As commercial landlords in New York City look for ways to sweeten leasing deals for tenants who might otherwise be lured by the trappings of brand new, amenity-laden office buildings, industry veterans acknowledge there is high demand for quality - and originality. 

Speaking to the New York Post, Todd Soloway, head of Pryor Cashman's Real Estate Litigation and Hotel + Hospitality Groups, examined how this rise in new development is impacting the leasing market. 

Seeking out distinctive features like customized build-outs, terraces and community spaces, tenants now want their offices to reflect the identity of their businesses. As a result, areas like Manhattan's Meatpacking District, long known as a hub for nightlife, are drawing the attention of developers looking to capitalize on the unique spaces and neighborhood qualities that appeal to commercial tenants.
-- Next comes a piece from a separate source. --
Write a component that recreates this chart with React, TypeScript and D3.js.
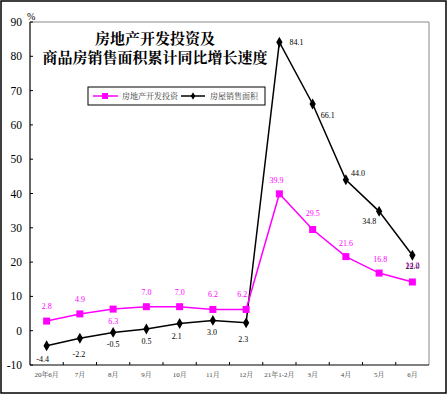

One such project, an entirely new 40 10th Ave., currently under development by Aurora Capital and William Gottlieb Real Estate, is set to open in 2019. 

In other more commercially-established neighborhoods, such as Park Avenue in Midtown Manhattan, redevelopment of older office buildings has left companies in need of space to ride out extended periods of construction. Finding itself in that scenario, JPMorgan has temporarily abandoned its 270 Park Avenue headquarters as redevelopment begins, "leasing up and down Park Avenue in a ripple effect," Soloway explained. Other industry insiders agree, saying JPMorgan's leases and highly-anticipated new headquarters have reinvigorated value in Midtown.

This all bodes well for New York's commercial real estate market - especially if you're a tenant.